1917
No se imagina un sentimiento más aterrador que el de saberse vulnerable. Cuerpo indefenso antes de ser una cifra más, una víctima sin rostro de la sinrazón, de la muerte al servicio de la política, o viceversa. En la película 1917 hay una carrera contra el tiempo que en realidad es escape, pero nadie sabe a qué se huye o a dónde se debe llegar y tener la seguridad de sentirse a salvo. No hay salida. Y no la hay porque es la guerra, y en ésta nada de nuestra lógica responde sino con el sello de la locura.
Decía Carl Von Clausewitz: “La guerra es el infierno”, como metáfora de la absoluta irracionalidad que significa asesinarse los unos contra otros. En efecto, no se explica la guerra sin la industrialización de la muerte. ¿Qué motivación desarrolla un joven de 18 años en convertirse en asesino, o huir de alguien que lo matará sin preguntarle? La irracionalidad es el concepto que nutre las órdenes políticas y militares y se traducen en el horror de las trincheras.
En 1917 observamos cómo, desde una prefigurativa noción de la estética bélica, la gente se convierte en bestia. Seres aparentemente sin espíritu casados con la única e invariable idea del exterminio.
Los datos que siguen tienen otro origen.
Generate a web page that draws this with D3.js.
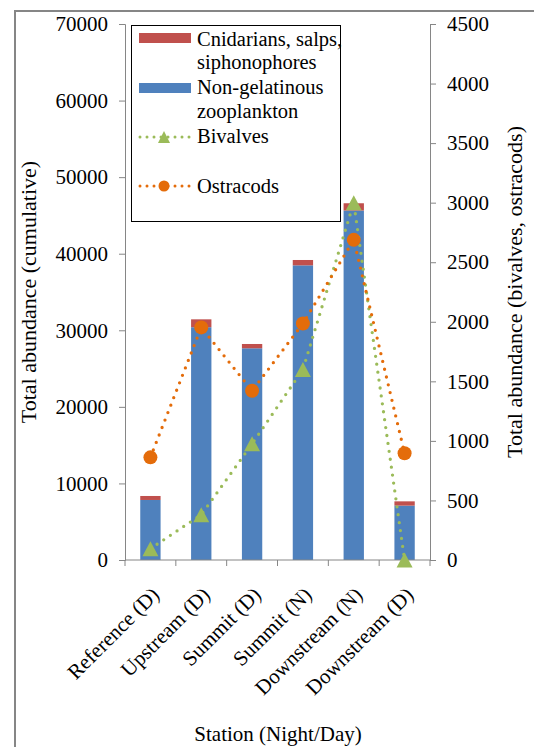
<!DOCTYPE html>
<html>
<head>
<meta charset="utf-8">
<script src="https://cdn.jsdelivr.net/npm/d3@7"></script>
<style>
html,body{margin:0;padding:0;background:#fff;}
</style>
</head>
<body>
<svg id="chart" width="534" height="747"></svg>
<script>
const categories = ["Reference (D)","Upstream (D)","Summit (D)","Summit (N)","Downstream (N)","Downstream (D)"];
const nonGelatinous = [7840, 30400, 27650, 38480, 45640, 7100];
const cnidarians = [520, 1030, 560, 700, 950, 560];
const bivalves = [95, 380, 975, 1600, 3000, 0];
const ostracods = [862, 1953, 1421, 1985, 2688, 896];
const leftTicks = [0,10000,20000,30000,40000,50000,60000,70000];
const rightTicks = [0,500,1000,1500,2000,2500,3000,3500,4000,4500];

const FONT = "Liberation Serif";
const svg = d3.select("#chart");
const L = 125, R = 430, T = 24, B = 560;
const gray = "#868686";
const blue = "#4F81BD", red = "#C0504D", green = "#9BBB59", orange = "#E46C0A";
function styleText(sel, size){
  sel.style("font-family",FONT).style("font-size",size+"px").attr("fill","#000");
}

// outer border
svg.append("rect").attr("x",15).attr("y",11).attr("width",700).attr("height",900)
  .attr("fill","none").attr("stroke",gray).attr("stroke-width",2);

const x = d3.scaleBand().domain(categories).range([L,R]).paddingInner(0.6).paddingOuter(0.3);
const step = x.step();
const cx = d => x(d) + x.bandwidth()/2;
const yL = d3.scaleLinear().domain([0,70000]).range([B,T]);
const yR = d3.scaleLinear().domain([0,4500]).range([B,T]);

// bars
const rows = categories.map((c,i)=>({c, ng:nonGelatinous[i], cn:cnidarians[i]}));
svg.append("g").selectAll("rect").data(rows).join("rect")
  .attr("x",d=>x(d.c)).attr("width",x.bandwidth())
  .attr("y",d=>yL(d.ng)).attr("height",d=>B-yL(d.ng)).attr("fill",blue);
svg.append("g").selectAll("rect").data(rows).join("rect")
  .attr("x",d=>x(d.c)).attr("width",x.bandwidth())
  .attr("y",d=>yL(d.ng+d.cn)).attr("height",d=>yL(d.ng)-yL(d.ng+d.cn)).attr("fill",red);

// axes
const fmt = d3.format("d");
const gl = svg.append("g").attr("transform",`translate(${L},0)`)
  .call(d3.axisLeft(yL).tickValues(leftTicks).tickFormat(fmt).tickSizeOuter(0).tickSize(6).tickPadding(11));
const gr = svg.append("g").attr("transform",`translate(${R},0)`)
  .call(d3.axisRight(yR).tickValues(rightTicks).tickFormat(fmt).tickSizeOuter(0).tickSize(6).tickPadding(11));
[gl,gr].forEach(g=>{
  g.attr("font-family",null);
  g.select(".domain").attr("stroke",gray);
  g.selectAll(".tick line").attr("stroke",gray);
  styleText(g.selectAll(".tick text"),21);
});
// x axis
svg.append("line").attr("x1",L).attr("x2",R).attr("y1",B).attr("y2",B).attr("stroke",gray);
const bounds = categories.map(c=>x(c)-x.paddingOuter()*step).concat([R]);
svg.append("g").selectAll("line").data(bounds).join("line")
  .attr("x1",d=>d).attr("x2",d=>d).attr("y1",B).attr("y2",B+6).attr("stroke",gray);
const xl = svg.append("g").selectAll("text").data(categories).join("text")
  .attr("transform",d=>`translate(${cx(d)+10},${B+36}) rotate(-45)`)
  .attr("text-anchor","end")
  .text(d=>d);
styleText(xl,21);

// lines
function series(vals, color){
  const pts = categories.map((c,i)=>[cx(c), yR(vals[i])]);
  svg.append("path").attr("d",d3.line().curve(d3.curveLinear)(pts))
    .attr("fill","none").attr("stroke",color).attr("stroke-width",3.3)
    .attr("stroke-linecap","round").attr("stroke-dasharray","0 8");
  return pts;
}
const tri = (px,py,w,h)=>`M${px},${py-h/2}L${px+w/2},${py+h/2}L${px-w/2},${py+h/2}Z`;
const bp = series(bivalves, green);
svg.append("g").selectAll("path").data(bp).join("path")
  .attr("d",d=>tri(d[0],d[1],16,15)).attr("fill",green);
const op = series(ostracods, orange);
svg.append("g").selectAll("circle").data(op).join("circle")
  .attr("cx",d=>d[0]).attr("cy",d=>d[1]).attr("r",7).attr("fill",orange);

// axis titles
styleText(svg.append("text").attr("transform",`translate(36,${(T+B)/2}) rotate(-90)`)
  .attr("text-anchor","middle").text("Total abundance (cumulative)"),22);
styleText(svg.append("text").attr("transform",`translate(522,${(T+B)/2}) rotate(-90)`)
  .attr("text-anchor","middle").text("Total abundance (bivalves, ostracods)"),22);
styleText(svg.append("text").attr("x",278).attr("y",741)
  .attr("text-anchor","middle").text("Station (Night/Day)"),21);

// legend
const lg = svg.append("g");
lg.append("rect").attr("x",131.5).attr("y",25.5).attr("width",209).attr("height",196)
  .attr("fill","#fff").attr("stroke","#000").attr("stroke-width",1);
lg.append("rect").attr("x",139).attr("y",33).attr("width",52).attr("height",10).attr("fill",red);
lg.append("rect").attr("x",139).attr("y",83).attr("width",52).attr("height",10).attr("fill",blue);
lg.append("line").attr("x1",140).attr("x2",190).attr("y1",137).attr("y2",137)
  .attr("stroke",green).attr("stroke-width",3).attr("stroke-linecap","round").attr("stroke-dasharray","0 7");
lg.append("path").attr("d",tri(164,137,12,12)).attr("fill",green);
lg.append("line").attr("x1",140).attr("x2",190).attr("y1",186).attr("y2",186)
  .attr("stroke",orange).attr("stroke-width",3).attr("stroke-linecap","round").attr("stroke-dasharray","0 7");
lg.append("circle").attr("cx",164).attr("cy",186).attr("r",5.5).attr("fill",orange);
const legendLines = [
  ["Cnidarians, salps,",46],["siphonophores",69],["Non-gelatinous",94],["zooplankton",118],["Bivalves",143],["Ostracods",193]
];
const lt = lg.selectAll("text.lt").data(legendLines).join("text").attr("class","lt")
  .attr("x",197).attr("y",d=>d[1]).text(d=>d[0]);
styleText(lt,20.5);
</script>
</body>
</html>
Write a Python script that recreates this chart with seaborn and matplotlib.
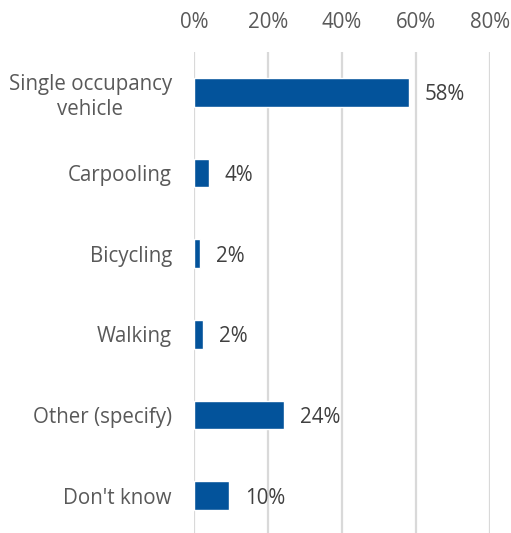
import matplotlib
matplotlib.use("Agg")
import matplotlib.pyplot as plt
import seaborn as sns
import pandas as pd

categories = ["Single occupancy\nvehicle", "Carpooling", "Bicycling", "Walking",
              "Other (specify)", "Don't know"]
shares = [58.0, 3.9, 1.7, 2.3, 24.4, 9.5]
x_ticks = [0, 20, 40, 60, 80]
x_tick_labels = ["0%", "20%", "40%", "60%", "80%"]

df = pd.DataFrame({"mode": categories, "share": shares})

sns.set_theme(style="white")
plt.rcParams["font.family"] = ["Open Sans", "DejaVu Sans"]

fig = plt.figure(figsize=(5.11, 5.33), dpi=100)
ax = fig.add_axes([0.380, -0.0056, 0.5787, 0.908])

sns.barplot(data=df, x="share", y="mode", orient="h", color="#03539B",
            saturation=1, width=0.355, ax=ax)

fs = 14.8
ax.set_xlim(0, 80)
ax.set_xticks(x_ticks)
ax.set_xticklabels(x_tick_labels)
ax.xaxis.tick_top()
ax.tick_params(axis="x", length=0, pad=14, labelsize=fs, labelcolor="#595959")
ax.tick_params(axis="y", length=0, pad=16, labelsize=fs, labelcolor="#595959")
for lbl in ax.get_yticklabels():
    lbl.set_multialignment("center")
    lbl.set_linespacing(1.25)
ax.set_xlabel("")
ax.set_ylabel("")
ax.grid(axis="x", color="#d9d9d9", linewidth=1.6)
ax.set_axisbelow(True)
for s in ax.spines.values():
    s.set_visible(False)

for i, v in enumerate(shares):
    ax.text(v + 4.3, i + 0.03, f"{v:.0f}%", va="center", ha="left",
            fontsize=fs, color="#404040")

fig.savefig("out.png", dpi=100)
Pero somos todos nosotros. 1917 nos arrastra en la miseria hecha lodo, lluvia, humedad y desolación cuando vemos a dos jóvenes comunes y corrientes, bobos e insulsos, llevar a cabo una misión que los rebasa en su condición de soldados de tropa. Se saben suicidas al no poder decir no a una orden tajante de un mando que obedece a otro, y así sucesivamente, hasta no hallar ningún responsable directo cuando se calan las bayonetas y se sale del hoyo de la trinchera a la “tierra de nadie”. Soledad prístina donde solo cabe la tristeza del soldado y la muerte frente a ellos.
Tendría que ser una sensación realmente extraña ver de frente la devastación completa de los campos de cultivo, de unos llanos otrora impecablemente fértiles, y correr encima de ellos, como fantasmas en la penumbra, saltando de tramo en tramo, ahora dentro de la negrura de la metralla como abono macabro del campo de batalla extendido ya como el terrible y único paisaje conocido. O de lo que fue un pueblo, cuya única habitante con cordura pide un silencio cómplice y compasión para el bebé que lloriquea su hambre, en un único esfuerzo para conservar algo de la humanidad ultrajada, hecha literalmente pedazos, en medio de las gigantescas llamas que consumen la vida y cualquier indicio de esperanza.
Son las llamas del infierno, dantescas por decir lo menos, paisaje demoníaco que ya no aterra al soldado, sino que lo fascina al grado de contemplarlo como parte de su historia, de su propio Destino, de su propia caridad extraviada en un templo religioso consumido por las flamas de donde sale la figura diabólica del enemigo y le recuerda siempre, eternamente, la imprecisión de su condición. No sé es nada. Simple soldado dispuesto a morir.
En Apocalipsis Now, el Coronel Kurtz, exigiendo su sacrificio, exhala su último aliento susurrando: the horror…epitafio de lo que no puede explicarse sino más allá de toda posibilidad del presente y del futuro. Al final, el horror. Siempre está la presente sensación de lo que también somos como humanidad.
1917 nos recuerda que, ante la fatídica carrera a campo abierto después del silbatazo de los mandos, a bayoneta calada, frente a la metralla del enemigo, sabedores todos los soldados que van directo a la muerte, somos “simples caminantes pobres, viajando a través de este mundo de dolor, no hay enfermedad, la fatiga o peligro, en esa tierra de hadas a la que voy” (Wayfaring Stranger).